Scène primitive | Naissance et métamorphose

Scène Web

Vers la transparence d’un 5ème mur | Objectif NU(L)

Je me mets en ligne comme un amas de cellules retourne à la terre puis un jour à l’espace. Voilà tout le fond de mon geste artistique. Sans plus.

C’est cette unique activité de construction et destruction simultanée et spontanée qui m’occupe et m’intéresse. Elle résume l’entièreté de mes liens au monde. Elle synthétise ma vision et mon goût pour ce que doit être une création artistique non volontaire, dénuée du souci néfaste d’apparente cohérence. Néanmoins, partout dans les replis de ses liens, siège le maillage d’une harmonie toute organique. C’est en ce sens que le Web est un espace qui me parle au même titre que le plateau de théâtre.

Tout le reste est déjà là ou arrive à son heure

Cellules souches | Scène primitive imaginaire | Dessin numérique © David Noir
Cellules souches | Scène primitive imaginaire | Dessin numérique © David Noir

De la scène de théâtre à Internet

 

L’image-écran de la virtualité de nos pensées

Ce n’est pas nécessairement pour son aspect publicitaire ou par la diffusion de captations vidéo qu’Internet m’apparait comme un allié possible de la scène vivante. C’est bien en tant que nouvelle extension de sens pour des formes théâtrales contemporaines. Elles restent à inventer et il ne faut pas nécessairement les imaginer en tant qu’héritières directes de la scène telle que nous la connaissons.

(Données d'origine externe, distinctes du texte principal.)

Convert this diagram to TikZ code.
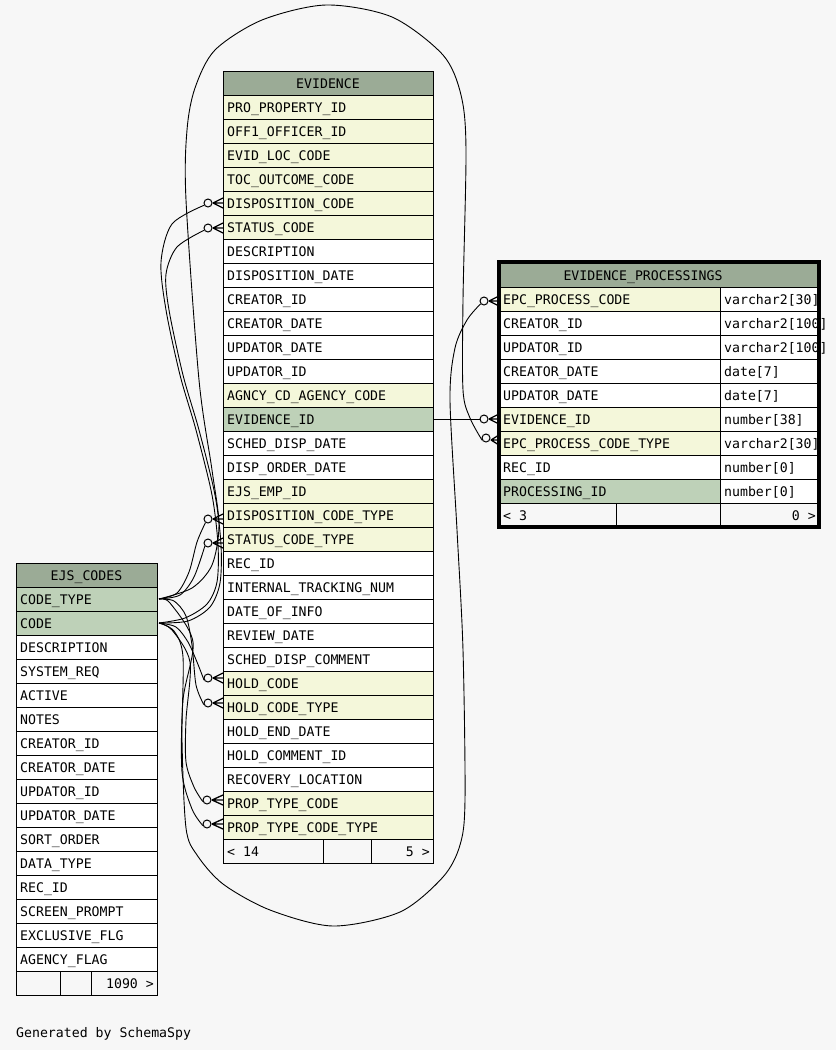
\documentclass[tikz,border=0pt]{standalone}
\usepackage{fontspec}
\setmonofont{DejaVu Sans Mono}
\definecolor{bg}{HTML}{F7F7F7}
\definecolor{hdr}{HTML}{9BAB96}
\definecolor{fk}{HTML}{F4F7DA}
\definecolor{pk}{HTML}{BED1B8}
\definecolor{wt}{HTML}{FFFFFF}
\newcommand\crowfoot[3]{\draw[cf] (#1,#3) -- (#2,#3-5) (#1,#3) -- (#2,#3) (#1,#3) -- (#2,#3+5);}
\begin{document}
\begin{tikzpicture}[x=1pt,y=-1pt,
  cell/.style={draw=black, line width=1pt},
  txt/.style={font=\ttfamily\fontsize{13.2}{14}\selectfont, inner sep=0pt, anchor=base west},
  rtxt/.style={txt, anchor=base east},
  htxt/.style={txt, anchor=base},
  circ/.style={circle, draw=black, fill=bg, minimum size=8pt, inner sep=0pt, line width=1pt},
  cf/.style={line width=1.3pt},
  conn/.style={line width=0.9pt}]
\useasboundingbox (0,0) rectangle (836,1050);
\fill[bg] (0,0) rectangle (836,1050);

% ---------- EVIDENCE ----------
\draw[cell, fill=hdr] (223,71) rectangle (433,95);
\node[htxt] (evh) at (328,88.5) {EVIDENCE};
\foreach \c/\t [count=\i from 0] in {fk/PRO\_PROPERTY\_ID, fk/OFF1\_OFFICER\_ID, fk/EVID\_LOC\_CODE, fk/TOC\_OUTCOME\_CODE, fk/DISPOSITION\_CODE, fk/STATUS\_CODE, wt/DESCRIPTION, wt/DISPOSITION\_DATE, wt/CREATOR\_ID, wt/CREATOR\_DATE, wt/UPDATOR\_DATE, wt/UPDATOR\_ID, fk/AGNCY\_CD\_AGENCY\_CODE, pk/EVIDENCE\_ID, wt/SCHED\_DISP\_DATE, wt/DISP\_ORDER\_DATE, fk/EJS\_EMP\_ID, fk/DISPOSITION\_CODE\_TYPE, fk/STATUS\_CODE\_TYPE, wt/REC\_ID, wt/INTERNAL\_TRACKING\_NUM, wt/DATE\_OF\_INFO, wt/REVIEW\_DATE, wt/SCHED\_DISP\_COMMENT, fk/HOLD\_CODE, fk/HOLD\_CODE\_TYPE, wt/HOLD\_END\_DATE, wt/HOLD\_COMMENT\_ID, wt/RECOVERY\_LOCATION, fk/PROP\_TYPE\_CODE, fk/PROP\_TYPE\_CODE\_TYPE} {
  \draw[cell, fill=\c] (223,95+24*\i) rectangle (433,119+24*\i);
  \node[txt] (ev\i) at (227,112.5+24*\i) {\t};
}
\draw[cell] (223,839) rectangle (433,863) (323,839) -- (323,863) (371,839) -- (371,863);
\node[txt] (evfl) at (227,856.5) {< 14};
\node[rtxt] (evfr) at (430,856.5) {5 >};

% ---------- EJS_CODES ----------
\draw[cell, fill=hdr] (16,563) rectangle (157,587);
\node[htxt] (ejh) at (86.5,580.5) {EJS\_CODES};
\foreach \c/\t [count=\i from 0] in {pk/CODE\_TYPE, pk/CODE, wt/DESCRIPTION, wt/SYSTEM\_REQ, wt/ACTIVE, wt/NOTES, wt/CREATOR\_ID, wt/CREATOR\_DATE, wt/UPDATOR\_ID, wt/UPDATOR\_DATE, wt/SORT\_ORDER, wt/DATA\_TYPE, wt/REC\_ID, wt/SCREEN\_PROMPT, wt/EXCLUSIVE\_FLG, wt/AGENCY\_FLAG} {
  \draw[cell, fill=\c] (16,587+24*\i) rectangle (157,611+24*\i);
  \node[txt] (ej\i) at (20,604.5+24*\i) {\t};
}
\draw[cell] (16,971) rectangle (157,995) (60,971) -- (60,995) (91,971) -- (91,995);
\node[rtxt] (ejfr) at (154,988.5) {1090 >};

% ---------- EVIDENCE_PROCESSINGS ----------
\fill[hdr] (499,262) rectangle (819,287);
\node[htxt] (eph) at (643,280.5) {EVIDENCE\_PROCESSINGS};
\foreach \c/\t/\ty [count=\i from 0] in {fk/EPC\_PROCESS\_CODE/varchar2[30], wt/CREATOR\_ID/varchar2[100], wt/UPDATOR\_ID/varchar2[100], wt/CREATOR\_DATE/date[7], wt/UPDATOR\_DATE/date[7], fk/EVIDENCE\_ID/number[38], fk/EPC\_PROCESS\_CODE\_TYPE/varchar2[30], wt/REC\_ID/number[0], pk/PROCESSING\_ID/number[0]} {
  \draw[cell, fill=\c] (499,287+24*\i) rectangle (720,311+24*\i);
  \draw[cell, fill=wt] (720,287+24*\i) rectangle (819,311+24*\i);
  \node[txt] (ep\i) at (503,304.5+24*\i) {\t};
  \node[txt] (ept\i) at (724,304.5+24*\i) {\ty};
}
\draw[cell] (499,503) -- (819,503) (616,503) -- (616,527) (720,503) -- (720,527);
\node[txt] (epfl) at (503,520.5) {< 3};
\node[rtxt] (epfr) at (816,520.5) {0 >};
\draw[line width=3.5pt] (499,262) rectangle (819,527);
\draw[cell] (499,287) -- (819,287);

% ---------- anchors ----------
\coordinate (ct) at (159,599);
\coordinate (co) at (159,623);
\coordinate (evid) at (433,419);

\node[circ] (k1) at (208,203) {};
\node[circ] (k2) at (208,228) {};
\node[circ] (k3) at (208,519) {};
\node[circ] (k4) at (208,543) {};
\node[circ] (k5) at (208,678) {};
\node[circ] (k6) at (208,703) {};
\node[circ] (k7) at (207,800) {};
\node[circ] (k8) at (207,824) {};
\node[circ] (q1) at (484,301) {};
\node[circ] (q2) at (484,419) {};
\node[circ] (q3) at (486,438) {};

% ---------- connectors ----------
\begin{scope}[conn]
\draw plot[smooth] coordinates {(co) (185,618) (207,604) (217,582) (218,545) (212,495) (196,430) (180,375) (166,310) (161,262) (172,224) (k1.210)};
\draw plot[smooth] coordinates {(co) (188,621) (210,607) (220,583) (221,545) (215,495) (199,430) (183,375) (169,310) (166,274) (177,247) (k2.210)};
\draw plot[smooth] coordinates {(ct) (177,593) (189,572) (197,542) (k3.235)};
\draw plot[smooth] coordinates {(ct) (180,595) (194,577) (k4.225)};
\draw plot[smooth] coordinates {(co) (176,627) (188,642) (197,662) (k5.210)};
\draw plot[smooth] coordinates {(ct) (174,601) (186,616) (192,645) (196,685) (k6.200)};
\draw plot[smooth] coordinates {(co) (172,630) (190,662) (186,720) (186,762) (194,787) (k7.200)};
\draw plot[smooth] coordinates {(ct) (170,603) (193,642) (183,700) (182,772) (192,809) (k8.200)};
\draw plot[smooth] coordinates {(ct) (192,588) (212,565) (219,525) (212,470) (199,380) (186,200) (187,130) (195,88) (215,50) (262,20) (326,5) (392,17) (443,55) (461,95) (466,150) (463,300) (463,390) (470,418) (q3.210)};
\draw plot[smooth] coordinates {(co) (174,631) (183,657) (182,740) (186,828) (197,855) (223,884) (270,910) (333,926) (400,912) (443,877) (460,845) (465,800) (463,650) (457,530) (450,400) (455,348) (467,320) (q1.220)};
\draw (evid) -- (q2.west);
\end{scope}

% ---------- crow's feet ----------
\crowfoot{213}{223}{203}
\crowfoot{213}{223}{228}
\crowfoot{213}{223}{519}
\crowfoot{213}{223}{543}
\crowfoot{213}{223}{678}
\crowfoot{213}{223}{703}
\crowfoot{212}{223}{800}
\crowfoot{212}{223}{824}
\crowfoot{489}{499}{301}
\crowfoot{489}{499}{419}
\crowfoot{491}{499}{440}

\node[txt] (gen) at (16,1037) {Generated by SchemaSpy};
\end{tikzpicture}
\end{document}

Par-delà le virtuel 4ème mur si souvent traversé depuis des décennies, les artistes concepteurs cherchent à faire échapper leurs œuvres aux limites des plateaux. La tentaculaire configuration du Web, inspirée de nos modes de pensée cognitive, leur offre aujourd’hui une structure propre à supporter de nouvelles formes d’écritures. Davantage qu’un terrain de jeu, c’est un moule en creux apte à recevoir une incarnation différente des principes du théâtre et plus largement, de la scène vivante.

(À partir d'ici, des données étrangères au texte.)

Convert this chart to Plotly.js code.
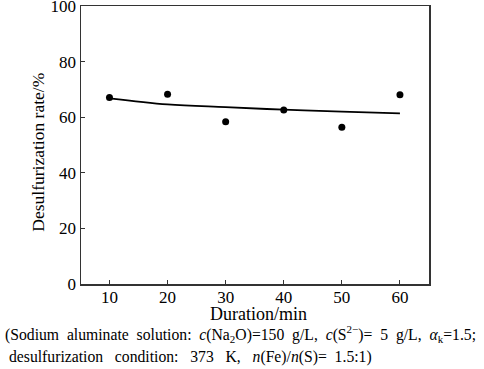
<!DOCTYPE html>
<html>
<head>
<meta charset="utf-8">
<script src="https://cdn.plot.ly/plotly-3.0.1.min.js"></script>
<style>html,body{margin:0;padding:0;background:#fff;}#chart{width:484px;height:369px;}</style>
</head>
<body>
<div id="chart"></div>
<script>
var durations = [10, 20, 30, 40, 50, 60];
var desulfRate = [67.1, 68.3, 58.4, 62.6, 56.4, 68.1];
var fitX = [10, 20, 30, 40, 50, 60];
var fitY = [66.8, 64.6, 63.6, 62.7, 62.0, 61.4];
var xTicks = [10, 20, 30, 40, 50, 60];
var yTicks = [0, 20, 40, 60, 80, 100];
var xTitle = 'Duration/min';
var yTitle = 'Desulfurization rate/%';

var font = '"Liberation Serif", "Times New Roman", serif';
var S = '\u00a0';
var traces = [
  {x: fitX, y: fitY, mode: 'lines', line: {color: '#000', width: 1.8, shape: 'spline', smoothing: 1}, hoverinfo: 'skip'},
  {x: durations, y: desulfRate, mode: 'markers', marker: {color: '#000', size: 7}}
];
var layout = {
  width: 484, height: 369,
  margin: {l: 81, r: 55, t: 6, b: 85},
  showlegend: false,
  paper_bgcolor: '#fff', plot_bgcolor: '#fff',
  font: {family: font, color: '#000', size: 16},
  xaxis: {
    range: [5.1, 65], tickvals: xTicks, ticks: 'inside', ticklen: 4, tickcolor: '#333',
    showline: true, mirror: true, linecolor: '#333', linewidth: 1.5, showgrid: false, zeroline: false,
    tickfont: {family: font, size: 17}, ticklabelstandoff: -3
  },
  yaxis: {
    range: [0, 100], tickvals: yTicks, ticks: 'inside', ticklen: 4, tickcolor: '#333',
    showline: true, mirror: true, linecolor: '#333', linewidth: 1.5, showgrid: false, zeroline: false,
    tickfont: {family: font, size: 17}, ticklabeloverflow: 'allow'
  },
  annotations: [
    {xref: 'paper', yref: 'paper', x: 0.51, y: -0.109, xanchor: 'center', yanchor: 'middle', showarrow: false,
     font: {family: font, size: 18}, text: xTitle},
    {xref: 'paper', yref: 'paper', x: -0.126, y: 0.473, xanchor: 'center', yanchor: 'middle', showarrow: false,
     textangle: -90, font: {family: font, size: 17.5}, text: yTitle},
    {xref: 'paper', yref: 'paper', x: -0.225, y: -0.18, xanchor: 'left', yanchor: 'middle', showarrow: false,
     font: {family: font, size: 15.7},
     text: '(Sodium' + S + ' aluminate' + S + ' solution:' + S + ' <i>c</i>(Na<sub>2</sub>O)=150' + S + ' g/L,' + S + ' <i>c</i>(S<sup>2\u2212</sup>)=' + S + ' 5' + S + ' g/L,' + S + ' <i>\u03b1</i><sub>k</sub>=1.5;'},
    {xref: 'paper', yref: 'paper', x: -0.213, y: -0.263, xanchor: 'left', yanchor: 'middle', showarrow: false,
     font: {family: font, size: 15.7},
     text: 'desulfurization' + S + S + ' condition:' + S + S + ' 373' + S + S + ' K,' + S + S + ' <i>n</i>(Fe)/<i>n</i>(S)=' + S + ' 1.5:1)'}
  ]
};
Plotly.newPlot('chart', traces, layout, {staticPlot: true});
</script>
</body>
</html>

Il s’agit d’élargir le plateau à la Toile.

L’opposition entre la consultation de pages derrière son ordinateur et une présence réelle dans une salle est illusoire. L’internaute est tout autant un spectateur que l’individu parfois venu se vautrer dans un fauteuil, les yeux mi-clos. Il l’est peut-être même plus, par sa volonté propre de lire, regarder, entendre et cliquer sur des liens en direction de ce qui l’intéresse. L’art du surf sur Internet est aussi éphémère que l’instantanéité de la représentation, mais le spectateur y est autrement actif. Il faut dire que le spectacle véritable qui l’absorbe est celui de l’écran. Un écran spécial, qui n’a rien à voir avec celui du cinéma. Non, un écran qui danse et scintille par sa composition même faite de pixels.

Web errance

Nos écrans sont luminescent avant toute chose. Il n’attendent pas après une image projetée pour exprimer leur présence. Là où l’écran de cinéma se veut simple support blanc prompt à s’effacer et se faire oublier, nos surfaces numériques résonnent d’elles-mêmes sans discontinuer. C’était bien-sûr déjà le cas pour les tubes cathodiques de nos anciens téléviseurs dont la neige opérait à elle seule toute une fascination. J’aurais même tendance à penser que le programme diffusé servait d’habillage à ce pouvoir sans borne d’un flux qui scintille. Ainsi la barque que l’on croit regarder passer révèle avant tout la rivière qui la porte.

 

Internet peut constituer un véritable prolongement de la scène

La frontière, l’interface dirait-on aujourd’hui, est la seule chose qui se travaille véritablement. Dans la vie, on appelle souvent ça la relation. Au théâtre ou en direct, selon les modes de transmissions, c’est la corde vibrante la plus décisive pour donner le ton. Tout le reste est déjà là bien en amont dans la constitution propre de l’individu ou arrive à son heure, par la rencontre d’une idée, d’une sensation ou de certains de ses semblables. La soupe primitive de laquelle nous sommes issus forme toujours en nous le décor et la scène.

En plongée dans les méandres de la scène

A travers ce site, j’expérimente une autre version de l’immédiateté de l’instant vécu, par hasard partagé. Plonger. Sortir. Replonger. Ressortir… et à chaque retour sur la berge, après dissolution, on estime à partir de ses cellules souches, la repousse progressives de ses nouveaux membres articulés. C’est le mouvement de l’évolution en marche depuis le magma premier, incessamment rejoué. Archaïsme et modernité nous tiennent par la main pour que se lisse et respire sans se déshydrater notre neuve peau d’amphibien.